Clusters and Critical Behavior in the Ising Model

Monte-Carlo simulations of two and three dimensional Ising systems and a cluster search have been performed and lead to a scaling analysis of the cluster distribution. Scaling exponents of the distribution have been carefully measured and successfully related to the thermodynamic exponents. The clusters are observed to have fractal surface properties, and they are consistently larger than the magnetic fluctuations, as their linear scale diverges faster than the correlation length. This is observed for d = 2, for which an infinite cluster appears at the Ising transition, and for d = 3, for which the percolation threshold seems to appear below the Ising critical point. A scaling analysis is possible only below this percolation threshold; the data cannot resolve the ambiguity of a scaling with respect to the Ising transition or the percolation threshold; some possible interpretations are discussed. The same analysis has been done also on the random field Ising model for d = 3; the clusters are still fractal, but pinned in position by the quenched random field configuration.

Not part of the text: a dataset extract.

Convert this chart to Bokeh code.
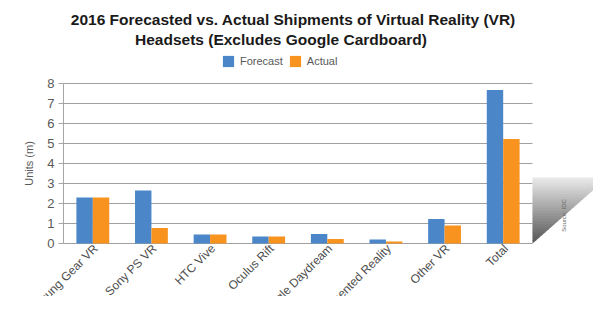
import math
from bokeh.plotting import figure
from bokeh.models import (ColumnDataSource, Label, LabelSet, Legend, LegendItem,
                          PolyAnnotation, FixedTicker, Range1d)
from bokeh.core.properties import value
from bokeh.transform import dodge
from bokeh.embed import file_html
from bokeh.resources import INLINE

categories = ["Samsung Gear VR", "Sony PS VR", "HTC Vive", "Oculus Rift",
              "Google Daydream", "Augmented Reality", "Other VR", "Total"]
forecast = [2.3, 2.65, 0.45, 0.35, 0.48, 0.2, 1.22, 7.68]
actual = [2.3, 0.78, 0.45, 0.35, 0.23, 0.1, 0.9, 5.23]
y_ticks = [0, 1, 2, 3, 4, 5, 6, 7, 8]

BLUE = "#4A86C8"
ORANGE = "#F7931E"
FONT = "Liberation Sans"
GREY_TXT = "#595959"

ncat = len(categories)
xpos = [i + 0.5 for i in range(ncat)]
src = ColumnDataSource(dict(cat=categories, x=xpos, forecast=forecast, actual=actual,
                            zero=[0] * ncat))

W, H = 593, 296
LEFT = 63
PX_PER_CAT = 58.625
PX_PER_UNIT = 20.0
ZERO_Y = 243

p = figure(x_range=Range1d(-LEFT / PX_PER_CAT, (W - LEFT) / PX_PER_CAT),
           y_range=Range1d(-(H - ZERO_Y) / PX_PER_UNIT, ZERO_Y / PX_PER_UNIT),
           width=W, height=H, output_backend="svg", toolbar_location=None,
           x_axis_location=None,
           min_border_left=0, min_border_right=0, min_border_top=0, min_border_bottom=0)
p.outline_line_color = None
p.background_fill_color = "white"
p.border_fill_color = "white"
p.xgrid.visible = False
p.ygrid.visible = False

# horizontal gridlines across the category area
p.segment(x0=[0] * len(y_ticks), x1=[ncat] * len(y_ticks), y0=y_ticks, y1=y_ticks,
          line_color="#a0a0a0", line_width=1)

rf = p.vbar(x=dodge("x", -0.14), top="forecast", width=0.28,
            source=src, fill_color=BLUE, line_color=None)
ra = p.vbar(x=dodge("x", 0.14), top="actual", width=0.28,
            source=src, fill_color=ORANGE, line_color=None)

# y axis (drawn at x = 0 inside the frame so category labels can extend to its left)
p.yaxis.fixed_location = 0
p.yaxis.bounds = (y_ticks[0], y_ticks[-1])
p.yaxis.ticker = FixedTicker(ticks=y_ticks)
p.yaxis.axis_label = "Units (m)"
p.yaxis.axis_label_text_font = FONT
p.yaxis.axis_label_text_font_size = "11px"
p.yaxis.axis_label_text_font_style = "normal"
p.yaxis.axis_label_text_color = GREY_TXT
p.yaxis.axis_label_standoff = 9
p.yaxis.major_label_text_font = FONT
p.yaxis.major_label_text_font_size = "13px"
p.yaxis.major_label_text_color = GREY_TXT
p.yaxis.major_label_standoff = 4
p.yaxis.axis_line_color = "#a6a6a6"
p.yaxis.major_tick_line_color = "#a6a6a6"
p.yaxis.major_tick_out = 5
p.yaxis.major_tick_in = 0
p.yaxis.minor_tick_line_color = None

# rotated category labels
labels = LabelSet(x="x", y="zero", text="cat", source=src, angle=math.pi / 4,
                  text_align="right", text_baseline="middle", x_offset=3, y_offset=-3,
                  text_font=value(FONT), text_font_size=value("12px"),
                  text_color="#4d4d4d")
p.add_layout(labels)

# title
p.add_layout(Label(x=3.92, y=11.2,
                   text="2016 Forecasted vs. Actual Shipments of Virtual Reality (VR)",
                   text_align="center", text_baseline="middle", text_font=FONT,
                   text_font_size="15.5px", text_font_style="bold", text_color="#1a1a1a"))
p.add_layout(Label(x=3.71, y=10.2,
                   text="Headsets (Excludes Google Cardboard)",
                   text_align="center", text_baseline="middle", text_font=FONT,
                   text_font_size="15.5px", text_font_style="bold", text_color="#1a1a1a"))

# legend (screen offset from the frame's left edge)
legend = Legend(items=[LegendItem(label="Forecast", renderers=[rf]),
                       LegendItem(label="Actual", renderers=[ra])],
                location=(158 + LEFT, 228), orientation="horizontal",
                padding=0, margin=0, spacing=5, label_standoff=5,
                glyph_width=14, glyph_height=14, label_height=14,
                label_text_font=FONT, label_text_font_size="11px",
                label_text_color=GREY_TXT, border_line_color=None,
                background_fill_alpha=0)
p.add_layout(legend)

# decorative page-curl triangle at the right of the plot area
n = 24
x0, w, h = ncat, 1.28, 3.3
for i in range(n):
    a = h * i / n
    b = min(h, h * (i + 1.3) / n)
    t = (i + 0.5) / n
    g = int(85 + t * (235 - 85))
    col = "#%02x%02x%02x" % (g, g, g)
    p.add_layout(PolyAnnotation(xs=[x0, x0 + w * a / h, x0 + w * b / h, x0],
                                ys=[a, a, b, b], fill_color=col, fill_alpha=1,
                                line_color=None))

# small rotated source note (unreadable in the reference; placeholder text)
p.add_layout(Label(x=8.53, y=1.4, text="Source: IDC",
                   angle=math.pi / 2, text_align="center", text_baseline="middle",
                   text_font=FONT, text_font_size="6px", text_color="#666666"))

open("out.html", "w").write(file_html(p, INLINE))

The magnetic fluctuation is mostly contained near the surface. The magnetization has an apparent discontinuity, and suggests a first order transition with an effective dimensional reduction to d = 2. A percolation of the lattice also occurs below the magnetic transition. A more detailed structure analysis is done for d = 2, and the clusters, or domains, are seen to be stable at low temperatures, suggesting that the lower critical dimensionality is 2. Monte-Carlo and local mean field simulations of the same samples have been done and compared; the magnetization as a function of the temperature has the structure of a random staircase for strong field and finite lattice. Monte-Carlo and mean field simulations give the same qualitative results and suggest an hierarchy of cluster nucleations, according to their field configurations.